◆ **WRITTEN PROBLEM**
Locate the line bearing "Generate a Python" in the material below, then reproduce it and each following line up to and including the line bearing "1.99, 1.87, 1.74, 1.60, 1.50]".

◆ **Data entries**
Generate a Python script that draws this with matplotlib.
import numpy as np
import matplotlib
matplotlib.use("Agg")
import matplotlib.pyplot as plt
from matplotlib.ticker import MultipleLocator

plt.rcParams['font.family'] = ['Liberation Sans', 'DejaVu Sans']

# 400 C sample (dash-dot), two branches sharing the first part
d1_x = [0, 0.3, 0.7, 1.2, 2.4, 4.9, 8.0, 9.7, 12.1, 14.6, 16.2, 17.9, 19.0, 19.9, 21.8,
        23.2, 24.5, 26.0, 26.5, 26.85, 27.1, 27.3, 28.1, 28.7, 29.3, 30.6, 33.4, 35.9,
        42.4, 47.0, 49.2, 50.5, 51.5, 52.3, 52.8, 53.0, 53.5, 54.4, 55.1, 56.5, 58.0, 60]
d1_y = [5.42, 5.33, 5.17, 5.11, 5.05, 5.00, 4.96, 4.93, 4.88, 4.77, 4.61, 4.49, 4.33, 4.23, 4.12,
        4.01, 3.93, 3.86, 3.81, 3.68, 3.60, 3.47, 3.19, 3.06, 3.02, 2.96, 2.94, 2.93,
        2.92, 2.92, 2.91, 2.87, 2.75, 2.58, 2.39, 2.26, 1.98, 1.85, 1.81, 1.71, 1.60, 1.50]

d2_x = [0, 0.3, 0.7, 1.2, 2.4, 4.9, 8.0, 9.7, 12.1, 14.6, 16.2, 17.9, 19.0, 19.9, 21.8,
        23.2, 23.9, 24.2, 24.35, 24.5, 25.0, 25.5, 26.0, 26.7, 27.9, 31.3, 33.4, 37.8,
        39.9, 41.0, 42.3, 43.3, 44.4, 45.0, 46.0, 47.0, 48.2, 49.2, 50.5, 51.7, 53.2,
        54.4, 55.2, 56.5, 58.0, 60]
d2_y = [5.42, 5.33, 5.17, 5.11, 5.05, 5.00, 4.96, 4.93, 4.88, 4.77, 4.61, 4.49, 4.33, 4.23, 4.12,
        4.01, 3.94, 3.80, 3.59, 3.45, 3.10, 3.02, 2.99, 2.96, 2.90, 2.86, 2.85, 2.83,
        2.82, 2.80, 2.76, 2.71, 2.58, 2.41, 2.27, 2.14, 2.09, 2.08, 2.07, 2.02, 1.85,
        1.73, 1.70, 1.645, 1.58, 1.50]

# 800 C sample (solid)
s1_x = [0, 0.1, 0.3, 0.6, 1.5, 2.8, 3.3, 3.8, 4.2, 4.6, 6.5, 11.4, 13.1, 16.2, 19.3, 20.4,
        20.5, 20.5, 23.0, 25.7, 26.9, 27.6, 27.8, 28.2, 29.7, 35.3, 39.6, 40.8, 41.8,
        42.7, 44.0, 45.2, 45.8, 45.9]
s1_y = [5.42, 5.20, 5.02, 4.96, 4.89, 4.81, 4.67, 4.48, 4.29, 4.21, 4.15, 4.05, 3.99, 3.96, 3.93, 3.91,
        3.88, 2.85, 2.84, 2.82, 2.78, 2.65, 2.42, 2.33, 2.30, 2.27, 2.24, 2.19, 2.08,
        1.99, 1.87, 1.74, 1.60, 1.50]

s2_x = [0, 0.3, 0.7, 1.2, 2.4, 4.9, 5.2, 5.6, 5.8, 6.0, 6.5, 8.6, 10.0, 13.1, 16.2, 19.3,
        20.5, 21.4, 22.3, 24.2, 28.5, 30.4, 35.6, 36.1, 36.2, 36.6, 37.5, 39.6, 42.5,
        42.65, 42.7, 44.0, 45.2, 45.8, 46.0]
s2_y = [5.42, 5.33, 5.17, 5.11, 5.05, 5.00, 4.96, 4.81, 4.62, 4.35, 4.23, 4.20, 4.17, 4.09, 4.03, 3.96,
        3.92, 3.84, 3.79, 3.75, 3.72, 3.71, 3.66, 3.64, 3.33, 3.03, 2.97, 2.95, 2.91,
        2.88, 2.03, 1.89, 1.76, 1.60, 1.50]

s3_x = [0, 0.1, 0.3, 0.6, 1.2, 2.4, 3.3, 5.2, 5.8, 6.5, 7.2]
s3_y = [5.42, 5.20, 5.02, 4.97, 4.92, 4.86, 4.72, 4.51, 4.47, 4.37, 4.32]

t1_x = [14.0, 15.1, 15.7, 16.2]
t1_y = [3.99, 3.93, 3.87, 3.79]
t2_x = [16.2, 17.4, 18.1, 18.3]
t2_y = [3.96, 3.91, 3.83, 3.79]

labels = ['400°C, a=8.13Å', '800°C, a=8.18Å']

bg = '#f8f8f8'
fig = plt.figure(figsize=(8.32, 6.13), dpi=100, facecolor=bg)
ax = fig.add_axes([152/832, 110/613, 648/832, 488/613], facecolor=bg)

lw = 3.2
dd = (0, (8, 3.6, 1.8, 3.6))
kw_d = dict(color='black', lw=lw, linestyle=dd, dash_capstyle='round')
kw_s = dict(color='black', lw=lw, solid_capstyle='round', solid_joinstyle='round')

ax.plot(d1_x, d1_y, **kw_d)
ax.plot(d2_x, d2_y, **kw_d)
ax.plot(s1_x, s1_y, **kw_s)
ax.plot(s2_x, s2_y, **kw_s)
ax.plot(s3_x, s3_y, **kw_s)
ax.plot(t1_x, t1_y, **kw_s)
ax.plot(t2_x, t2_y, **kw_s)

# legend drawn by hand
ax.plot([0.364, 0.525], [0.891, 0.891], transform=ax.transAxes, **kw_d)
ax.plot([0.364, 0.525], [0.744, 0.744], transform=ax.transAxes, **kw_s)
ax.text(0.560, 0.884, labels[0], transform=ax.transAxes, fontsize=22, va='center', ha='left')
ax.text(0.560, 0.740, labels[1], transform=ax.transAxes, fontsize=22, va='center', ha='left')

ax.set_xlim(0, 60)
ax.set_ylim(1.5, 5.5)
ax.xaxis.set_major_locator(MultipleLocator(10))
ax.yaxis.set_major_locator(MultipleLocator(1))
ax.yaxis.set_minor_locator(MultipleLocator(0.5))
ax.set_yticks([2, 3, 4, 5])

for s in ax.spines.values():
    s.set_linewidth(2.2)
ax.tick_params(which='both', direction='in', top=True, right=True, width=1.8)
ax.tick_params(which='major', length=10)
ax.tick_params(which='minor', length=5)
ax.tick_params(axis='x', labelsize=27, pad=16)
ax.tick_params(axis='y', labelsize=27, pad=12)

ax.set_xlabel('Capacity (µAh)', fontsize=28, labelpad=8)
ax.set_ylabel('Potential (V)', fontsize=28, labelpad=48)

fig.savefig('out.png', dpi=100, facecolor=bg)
--
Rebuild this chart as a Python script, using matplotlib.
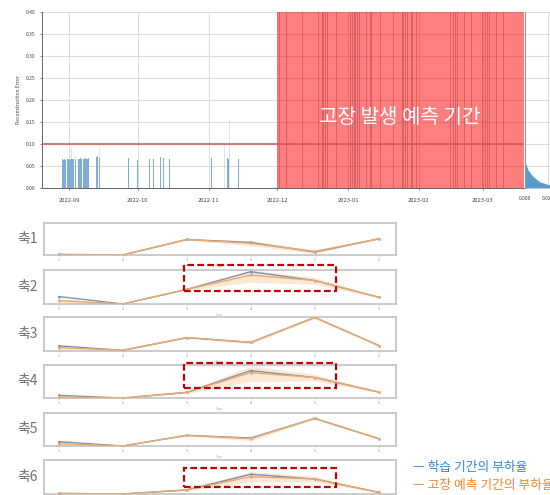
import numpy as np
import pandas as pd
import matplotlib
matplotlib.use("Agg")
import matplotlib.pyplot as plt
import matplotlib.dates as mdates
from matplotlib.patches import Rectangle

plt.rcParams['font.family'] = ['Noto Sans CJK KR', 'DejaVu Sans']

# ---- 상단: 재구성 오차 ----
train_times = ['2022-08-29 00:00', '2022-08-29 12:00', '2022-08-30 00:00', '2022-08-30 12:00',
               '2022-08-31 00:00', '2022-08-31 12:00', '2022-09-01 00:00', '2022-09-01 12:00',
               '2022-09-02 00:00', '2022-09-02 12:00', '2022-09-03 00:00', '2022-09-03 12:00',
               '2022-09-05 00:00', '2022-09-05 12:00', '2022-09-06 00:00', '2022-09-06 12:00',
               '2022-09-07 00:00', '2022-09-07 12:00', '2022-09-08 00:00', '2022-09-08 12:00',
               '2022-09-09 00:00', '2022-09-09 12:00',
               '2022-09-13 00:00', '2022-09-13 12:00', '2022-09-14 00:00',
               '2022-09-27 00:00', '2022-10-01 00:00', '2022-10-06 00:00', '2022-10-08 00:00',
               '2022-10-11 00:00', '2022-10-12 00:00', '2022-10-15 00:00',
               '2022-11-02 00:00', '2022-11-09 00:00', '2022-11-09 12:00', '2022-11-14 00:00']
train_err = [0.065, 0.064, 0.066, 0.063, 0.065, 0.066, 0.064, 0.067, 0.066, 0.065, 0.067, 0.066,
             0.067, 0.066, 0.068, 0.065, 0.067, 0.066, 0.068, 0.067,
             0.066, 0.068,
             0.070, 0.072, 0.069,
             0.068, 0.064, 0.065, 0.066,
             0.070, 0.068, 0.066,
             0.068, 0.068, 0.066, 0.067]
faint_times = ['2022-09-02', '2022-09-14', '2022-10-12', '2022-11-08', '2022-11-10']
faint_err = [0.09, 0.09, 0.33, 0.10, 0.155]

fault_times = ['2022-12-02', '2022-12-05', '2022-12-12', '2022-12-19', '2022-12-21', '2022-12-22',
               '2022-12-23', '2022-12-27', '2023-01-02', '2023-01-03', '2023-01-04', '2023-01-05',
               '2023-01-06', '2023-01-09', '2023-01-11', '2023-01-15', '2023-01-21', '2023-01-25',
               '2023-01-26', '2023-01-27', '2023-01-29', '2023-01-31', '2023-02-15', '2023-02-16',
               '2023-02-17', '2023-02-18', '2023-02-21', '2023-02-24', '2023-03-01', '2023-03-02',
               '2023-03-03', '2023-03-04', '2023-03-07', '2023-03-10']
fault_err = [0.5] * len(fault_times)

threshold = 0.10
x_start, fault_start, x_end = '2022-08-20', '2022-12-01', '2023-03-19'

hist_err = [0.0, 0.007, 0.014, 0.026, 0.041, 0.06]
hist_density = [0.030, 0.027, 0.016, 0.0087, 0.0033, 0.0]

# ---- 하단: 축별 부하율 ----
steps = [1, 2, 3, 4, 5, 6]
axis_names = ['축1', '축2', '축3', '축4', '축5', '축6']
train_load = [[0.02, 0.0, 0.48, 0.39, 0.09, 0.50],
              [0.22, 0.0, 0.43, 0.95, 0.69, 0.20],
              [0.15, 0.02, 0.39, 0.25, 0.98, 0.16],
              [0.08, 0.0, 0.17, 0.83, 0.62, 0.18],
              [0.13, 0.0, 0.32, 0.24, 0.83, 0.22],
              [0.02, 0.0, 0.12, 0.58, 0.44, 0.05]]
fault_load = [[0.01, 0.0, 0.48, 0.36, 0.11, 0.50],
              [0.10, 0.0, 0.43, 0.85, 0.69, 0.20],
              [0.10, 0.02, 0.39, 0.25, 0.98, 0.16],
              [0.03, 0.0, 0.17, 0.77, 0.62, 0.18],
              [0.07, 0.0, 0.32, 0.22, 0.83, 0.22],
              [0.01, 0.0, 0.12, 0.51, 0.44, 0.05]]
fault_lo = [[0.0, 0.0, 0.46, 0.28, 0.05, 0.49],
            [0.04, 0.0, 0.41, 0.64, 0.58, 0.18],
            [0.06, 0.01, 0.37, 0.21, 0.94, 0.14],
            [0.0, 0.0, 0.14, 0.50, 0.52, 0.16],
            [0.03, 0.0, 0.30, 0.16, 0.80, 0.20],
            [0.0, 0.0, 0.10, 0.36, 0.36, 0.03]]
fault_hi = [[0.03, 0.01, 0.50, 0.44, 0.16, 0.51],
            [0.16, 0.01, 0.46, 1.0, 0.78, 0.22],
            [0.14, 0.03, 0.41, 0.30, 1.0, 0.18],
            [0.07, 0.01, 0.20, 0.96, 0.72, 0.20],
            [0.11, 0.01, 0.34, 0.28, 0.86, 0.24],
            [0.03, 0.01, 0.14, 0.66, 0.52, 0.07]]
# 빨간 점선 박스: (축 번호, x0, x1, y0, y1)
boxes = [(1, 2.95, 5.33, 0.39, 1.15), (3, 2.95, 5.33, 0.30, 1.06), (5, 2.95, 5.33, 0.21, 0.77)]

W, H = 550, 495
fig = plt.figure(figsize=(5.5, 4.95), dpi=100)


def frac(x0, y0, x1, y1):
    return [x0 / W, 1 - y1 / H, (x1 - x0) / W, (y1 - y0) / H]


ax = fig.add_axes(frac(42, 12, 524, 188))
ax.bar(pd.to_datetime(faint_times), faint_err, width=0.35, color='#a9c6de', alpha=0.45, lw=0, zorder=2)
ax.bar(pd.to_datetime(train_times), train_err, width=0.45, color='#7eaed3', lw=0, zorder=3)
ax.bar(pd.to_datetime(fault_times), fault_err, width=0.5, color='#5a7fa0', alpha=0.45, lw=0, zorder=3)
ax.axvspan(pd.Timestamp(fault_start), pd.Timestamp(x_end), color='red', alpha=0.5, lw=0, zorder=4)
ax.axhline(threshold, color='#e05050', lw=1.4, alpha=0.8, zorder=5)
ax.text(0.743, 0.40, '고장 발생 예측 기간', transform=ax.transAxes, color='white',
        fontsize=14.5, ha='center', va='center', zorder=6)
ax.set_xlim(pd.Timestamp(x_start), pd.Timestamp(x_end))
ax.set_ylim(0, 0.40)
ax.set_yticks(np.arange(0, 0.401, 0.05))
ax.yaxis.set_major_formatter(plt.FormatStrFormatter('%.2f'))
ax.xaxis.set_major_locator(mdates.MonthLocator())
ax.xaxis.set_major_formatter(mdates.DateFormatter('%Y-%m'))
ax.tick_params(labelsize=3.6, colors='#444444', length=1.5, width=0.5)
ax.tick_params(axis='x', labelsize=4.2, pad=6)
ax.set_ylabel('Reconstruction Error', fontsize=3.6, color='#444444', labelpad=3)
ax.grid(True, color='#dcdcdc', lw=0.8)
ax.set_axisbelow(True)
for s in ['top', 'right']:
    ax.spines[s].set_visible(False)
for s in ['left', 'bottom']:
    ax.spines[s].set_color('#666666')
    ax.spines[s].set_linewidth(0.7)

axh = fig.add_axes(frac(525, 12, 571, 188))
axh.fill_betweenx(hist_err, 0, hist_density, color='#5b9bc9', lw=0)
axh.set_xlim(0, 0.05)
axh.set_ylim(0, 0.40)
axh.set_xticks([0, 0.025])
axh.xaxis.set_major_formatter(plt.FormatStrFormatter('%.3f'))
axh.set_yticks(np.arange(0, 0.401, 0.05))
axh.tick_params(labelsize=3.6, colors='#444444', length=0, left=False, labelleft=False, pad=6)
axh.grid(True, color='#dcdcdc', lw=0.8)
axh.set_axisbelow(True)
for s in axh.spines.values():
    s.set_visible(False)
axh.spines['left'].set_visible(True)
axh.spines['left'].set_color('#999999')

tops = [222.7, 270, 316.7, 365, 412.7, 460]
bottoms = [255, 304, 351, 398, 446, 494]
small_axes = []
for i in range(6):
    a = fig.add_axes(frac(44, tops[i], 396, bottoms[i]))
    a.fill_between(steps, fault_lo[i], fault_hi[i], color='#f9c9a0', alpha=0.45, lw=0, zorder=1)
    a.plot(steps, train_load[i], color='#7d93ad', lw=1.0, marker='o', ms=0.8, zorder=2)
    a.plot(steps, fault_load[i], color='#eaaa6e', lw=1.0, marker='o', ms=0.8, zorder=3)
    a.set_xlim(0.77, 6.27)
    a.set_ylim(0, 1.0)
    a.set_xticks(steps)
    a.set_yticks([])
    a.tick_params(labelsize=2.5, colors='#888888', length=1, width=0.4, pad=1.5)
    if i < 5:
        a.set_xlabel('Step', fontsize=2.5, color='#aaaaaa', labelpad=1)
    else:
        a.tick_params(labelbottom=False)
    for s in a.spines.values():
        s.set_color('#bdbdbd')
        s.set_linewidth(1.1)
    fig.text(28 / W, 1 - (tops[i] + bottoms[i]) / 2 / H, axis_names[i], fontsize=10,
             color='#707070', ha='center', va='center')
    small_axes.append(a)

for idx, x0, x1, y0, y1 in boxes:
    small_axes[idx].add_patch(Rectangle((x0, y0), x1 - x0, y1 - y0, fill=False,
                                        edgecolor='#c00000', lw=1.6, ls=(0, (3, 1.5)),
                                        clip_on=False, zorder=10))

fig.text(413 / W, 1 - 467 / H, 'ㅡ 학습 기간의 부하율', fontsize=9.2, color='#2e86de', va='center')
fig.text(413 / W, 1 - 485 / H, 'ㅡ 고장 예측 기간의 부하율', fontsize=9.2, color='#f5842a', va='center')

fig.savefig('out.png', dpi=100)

◆ **RIGHT ANSWER**
Generate a Python script that draws this with matplotlib.
import numpy as np
import matplotlib
matplotlib.use("Agg")
import matplotlib.pyplot as plt
from matplotlib.ticker import MultipleLocator

plt.rcParams['font.family'] = ['Liberation Sans', 'DejaVu Sans']

# 400 C sample (dash-dot), two branches sharing the first part
d1_x = [0, 0.3, 0.7, 1.2, 2.4, 4.9, 8.0, 9.7, 12.1, 14.6, 16.2, 17.9, 19.0, 19.9, 21.8,
        23.2, 24.5, 26.0, 26.5, 26.85, 27.1, 27.3, 28.1, 28.7, 29.3, 30.6, 33.4, 35.9,
        42.4, 47.0, 49.2, 50.5, 51.5, 52.3, 52.8, 53.0, 53.5, 54.4, 55.1, 56.5, 58.0, 60]
d1_y = [5.42, 5.33, 5.17, 5.11, 5.05, 5.00, 4.96, 4.93, 4.88, 4.77, 4.61, 4.49, 4.33, 4.23, 4.12,
        4.01, 3.93, 3.86, 3.81, 3.68, 3.60, 3.47, 3.19, 3.06, 3.02, 2.96, 2.94, 2.93,
        2.92, 2.92, 2.91, 2.87, 2.75, 2.58, 2.39, 2.26, 1.98, 1.85, 1.81, 1.71, 1.60, 1.50]

d2_x = [0, 0.3, 0.7, 1.2, 2.4, 4.9, 8.0, 9.7, 12.1, 14.6, 16.2, 17.9, 19.0, 19.9, 21.8,
        23.2, 23.9, 24.2, 24.35, 24.5, 25.0, 25.5, 26.0, 26.7, 27.9, 31.3, 33.4, 37.8,
        39.9, 41.0, 42.3, 43.3, 44.4, 45.0, 46.0, 47.0, 48.2, 49.2, 50.5, 51.7, 53.2,
        54.4, 55.2, 56.5, 58.0, 60]
d2_y = [5.42, 5.33, 5.17, 5.11, 5.05, 5.00, 4.96, 4.93, 4.88, 4.77, 4.61, 4.49, 4.33, 4.23, 4.12,
        4.01, 3.94, 3.80, 3.59, 3.45, 3.10, 3.02, 2.99, 2.96, 2.90, 2.86, 2.85, 2.83,
        2.82, 2.80, 2.76, 2.71, 2.58, 2.41, 2.27, 2.14, 2.09, 2.08, 2.07, 2.02, 1.85,
        1.73, 1.70, 1.645, 1.58, 1.50]

# 800 C sample (solid)
s1_x = [0, 0.1, 0.3, 0.6, 1.5, 2.8, 3.3, 3.8, 4.2, 4.6, 6.5, 11.4, 13.1, 16.2, 19.3, 20.4,
        20.5, 20.5, 23.0, 25.7, 26.9, 27.6, 27.8, 28.2, 29.7, 35.3, 39.6, 40.8, 41.8,
        42.7, 44.0, 45.2, 45.8, 45.9]
s1_y = [5.42, 5.20, 5.02, 4.96, 4.89, 4.81, 4.67, 4.48, 4.29, 4.21, 4.15, 4.05, 3.99, 3.96, 3.93, 3.91,
        3.88, 2.85, 2.84, 2.82, 2.78, 2.65, 2.42, 2.33, 2.30, 2.27, 2.24, 2.19, 2.08,
        1.99, 1.87, 1.74, 1.60, 1.50]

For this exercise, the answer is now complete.